Matérialisme : doctrine d’après laquelle il n’existe pas d’autre substance que la matière. Elle induit une psychologie selon laquelle les faits de la conscience sont des effets de l’organisme, et une éthique, qui pose que les vrais bien sont ceux qui favorisent la vie du corps, et restreint l’horizon de la moralité à la recherche d’un bonheur terrestre. Montaigne connaissait la pensée matérialiste de Démocrite (vers 460-380 av. J.-C.), celle d’Epicure (341-270 av. J-C.) et de Lucrèce (98-55 av. J.-C.).
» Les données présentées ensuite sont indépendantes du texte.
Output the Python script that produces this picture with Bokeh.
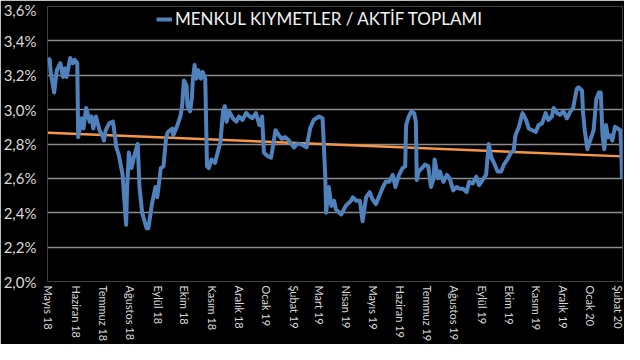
import pandas as pd
from bokeh.plotting import figure
from bokeh.models import (Range1d, FixedTicker, CustomJSTickFormatter, Legend,
                          LegendItem)
from bokeh.embed import file_html
from bokeh.resources import INLINE

# ---- data -------------------------------------------------------------
base_date = "2018-05-01"          # day 0
day = [-1, 1, 2, 6, 9, 13, 16, 18, 20, 24, 27, 29, 32, 33, 37, 39, 42, 46, 48, 50,
       53, 57, 61, 62, 64, 68, 72, 73, 76, 79, 83, 87, 88, 90, 93, 96, 100, 102, 105, 110,
       112, 116, 120, 122, 126, 129, 132, 134, 139, 140, 144, 148, 150, 152, 155, 156, 159, 161, 162, 164,
       166, 168, 171, 173, 176, 178, 180, 183, 187, 190, 193, 196, 198, 200, 203, 207, 211, 214, 218, 222,
       226, 229, 233, 237, 240, 242, 246, 250, 252, 255, 259, 262, 266, 270, 276, 279, 283, 287, 290, 294,
       298, 301, 304, 308, 311, 312, 315, 318, 321, 323, 329, 334, 340, 342, 346, 350, 353, 357, 361, 364,
       368, 372, 376, 379, 383, 387, 390, 394, 398, 401, 402, 405, 408, 411, 413, 414, 416, 420, 423, 427,
       430, 433, 434, 438, 440, 444, 448, 451, 455, 459, 462, 466, 470, 473, 477, 481, 484, 488, 492, 495,
       498, 501, 505, 509, 512, 516, 520, 523, 525, 529, 533, 537, 540, 544, 548, 551, 555, 559, 562, 566,
       568, 572, 575, 579, 583, 587, 590, 594, 596, 600, 601, 603, 606, 609, 611, 613, 616, 619, 621, 623,
       625, 627, 629, 632, 634, 637, 640, 643, 644, 645]
ratio = [3.30, 3.29, 3.22, 3.10, 3.23, 3.27, 3.19, 3.24, 3.19, 3.30, 3.27, 3.29, 3.27, 2.84, 2.95, 2.89, 3.01, 2.93, 2.96, 2.89,
         2.96, 2.88, 2.84, 2.82, 2.88, 2.92, 2.93, 2.90, 2.78, 2.73, 2.62, 2.33, 2.53, 2.75, 2.66, 2.73, 2.80, 2.55, 2.40, 2.31,
         2.31, 2.45, 2.55, 2.49, 2.66, 2.67, 2.84, 2.87, 2.89, 2.85, 2.90, 2.96, 3.02, 3.17, 3.14, 3.02, 2.99, 3.07, 3.17, 3.26,
         3.18, 3.23, 3.18, 3.22, 3.18, 2.67, 2.66, 2.71, 2.69, 2.75, 2.81, 2.99, 3.02, 2.93, 2.99, 2.95, 2.93, 2.96, 2.94, 2.98,
         2.96, 2.95, 2.98, 2.91, 2.96, 2.75, 2.73, 2.72, 2.78, 2.88, 2.85, 2.83, 2.84, 2.82, 2.78, 2.80, 2.80, 2.79, 2.78, 2.89,
         2.94, 2.95, 2.96, 2.95, 2.62, 2.40, 2.55, 2.44, 2.47, 2.42, 2.39, 2.44, 2.47, 2.49, 2.47, 2.47, 2.35, 2.49, 2.52, 2.48,
         2.45, 2.50, 2.55, 2.58, 2.58, 2.62, 2.55, 2.62, 2.66, 2.67, 2.91, 2.96, 2.99, 2.98, 2.93, 2.59, 2.64, 2.66, 2.68, 2.67,
         2.55, 2.60, 2.71, 2.60, 2.64, 2.58, 2.62, 2.60, 2.53, 2.55, 2.54, 2.54, 2.52, 2.58, 2.57, 2.61, 2.56, 2.59, 2.62, 2.80,
         2.72, 2.69, 2.64, 2.64, 2.68, 2.71, 2.75, 2.76, 2.85, 2.90, 2.98, 2.94, 2.89, 2.88, 2.87, 2.91, 2.92, 2.98, 2.94, 2.96,
         3.01, 2.98, 2.97, 2.99, 2.95, 2.99, 3.01, 3.12, 3.13, 3.11, 2.99, 2.88, 2.77, 2.82, 2.85, 2.88, 3.06, 3.10, 3.10, 2.85,
         2.77, 2.91, 2.84, 2.85, 2.82, 2.90, 2.89, 2.88, 2.78, 2.60]
trend_start = 2.865
trend_end = 2.728

month_starts = ["2018-05-01", "2018-06-01", "2018-07-01", "2018-08-01", "2018-09-01", "2018-10-01",
                "2018-11-01", "2018-12-01", "2019-01-01", "2019-02-01", "2019-03-01", "2019-04-01",
                "2019-05-01", "2019-06-01", "2019-07-01", "2019-08-01", "2019-09-01", "2019-10-01",
                "2019-11-01", "2019-12-01", "2020-01-01", "2020-02-01"]
month_labels = ["Mayıs 18", "Haziran 18", "Temmuz 18", "Ağustos 18", "Eylül 18", "Ekim 18",
                "Kasım 18", "Aralık 18", "Ocak 19", "Şubat 19", "Mart 19", "Nisan 19",
                "Mayıs 19", "Haziran 19", "Temmuz 19", "Ağustos 19", "Eylül 19", "Ekim 19",
                "Kasım 19", "Aralık 19", "Ocak 20", "Şubat 20"]
y_ticks = [2.0, 2.2, 2.4, 2.6, 2.8, 3.0, 3.2, 3.4, 3.6]
series_name = "MENKUL KIYMETLER / AKTİF TOPLAMI"

# ---- figure -----------------------------------------------------------
b = pd.Timestamp(base_date)
tick_days = [int((pd.Timestamp(m) - b).days) for m in month_starts]

FONT = "Lato"
p = figure(width=624, height=344, output_backend="svg", toolbar_location=None,
           x_range=Range1d(-1.5, 645.5), y_range=Range1d(2.0, 3.6),
           min_border_left=44, min_border_right=2, min_border_top=6,
           background_fill_color="black", border_fill_color="black",
           outline_line_color=None)

p.line([day[0], day[-1]], [trend_start, trend_end], line_color="#F79646",
       line_width=2.5)
r = p.line(day, ratio, line_color="#4F81BD", line_width=4, line_join="round")

# axes
p.yaxis.ticker = FixedTicker(ticks=y_ticks)
p.yaxis.formatter = CustomJSTickFormatter(
    code="return tick.toFixed(1).replace('.', ',') + '%';")
p.xaxis.ticker = FixedTicker(ticks=tick_days)
p.xaxis.major_label_overrides = {d: l for d, l in zip(tick_days, month_labels)}
p.xaxis.major_label_orientation = "vertical"

for ax in (p.xaxis, p.yaxis):
    ax.axis_line_color = None
    ax.major_tick_line_color = None
    ax.minor_tick_line_color = None
    ax.major_tick_out = 0
    ax.major_tick_in = 0
    ax.major_label_text_color = "#D9D9D9"
    ax.major_label_text_font = FONT
p.yaxis.major_label_text_font_size = "15px"
p.yaxis.major_label_standoff = 11
p.xaxis.major_label_text_font_size = "11px"
p.xaxis.major_label_standoff = 4

p.xgrid.grid_line_color = None
p.ygrid.grid_line_color = "#8C8C8C"
p.ygrid.grid_line_width = 1.6

legend = Legend(items=[LegendItem(label=series_name, renderers=[r])],
                location=(109, 252), orientation="horizontal",
                background_fill_alpha=0, border_line_color=None,
                label_text_color="#F2F2F2", label_text_font=FONT,
                label_text_font_size="17px", glyph_width=16, glyph_height=18,
                label_standoff=3, padding=0, margin=0, spacing=0)
p.add_layout(legend)

open("out.html", "w").write(file_html(p, INLINE))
Vertu : du latin « virtus », « force virile », de « vir », « homme ». La vertu est un ensemble de dispositions concourant à une vie bonne, au premier rang desquelles sont la sagesse, le courage, la tempérance et la justice, appelées vertus cardinales chez Platon, l’épicurisme et le stoïcisme.
Portée
Tournant résolument le dos à la conception médiévale essentiellement religieuse de l’éducation, la scolastique, qui s’appuie sur des textes sacrés faisant autorité dont la connaissance est exigée, Montaigne, en digne héritier de l’humanisme de la Renaissance, veut comprendre l’homme dans sa double dimension corporelle et spirituelle. Dans les Essais on voit bien que la volonté qui animait le moyen-âge de préparer l’âme humaine à sa vie éternelle, au ciel, après la mort du corps, périssable et méprisable, est remplacée par un vif intérêt portée à la façon dont l’être humain, par une éducation fondée sur l’érudition et la connaissance du monde antique, peut parvenir à une connaissance de soi en tant qu’animal culturel ; c’est-à-dire en tant qu’être vivant formé d’un corps de chair, de sang et d’os et animé par un esprit avide de comprendre quelle est sa place, son rôle ici-bas, soucieux de « bien faire l’homme et dûment ». A cet effet, la nature et ses lois, se révéleront être, pour Montaigne, le meilleur des guides.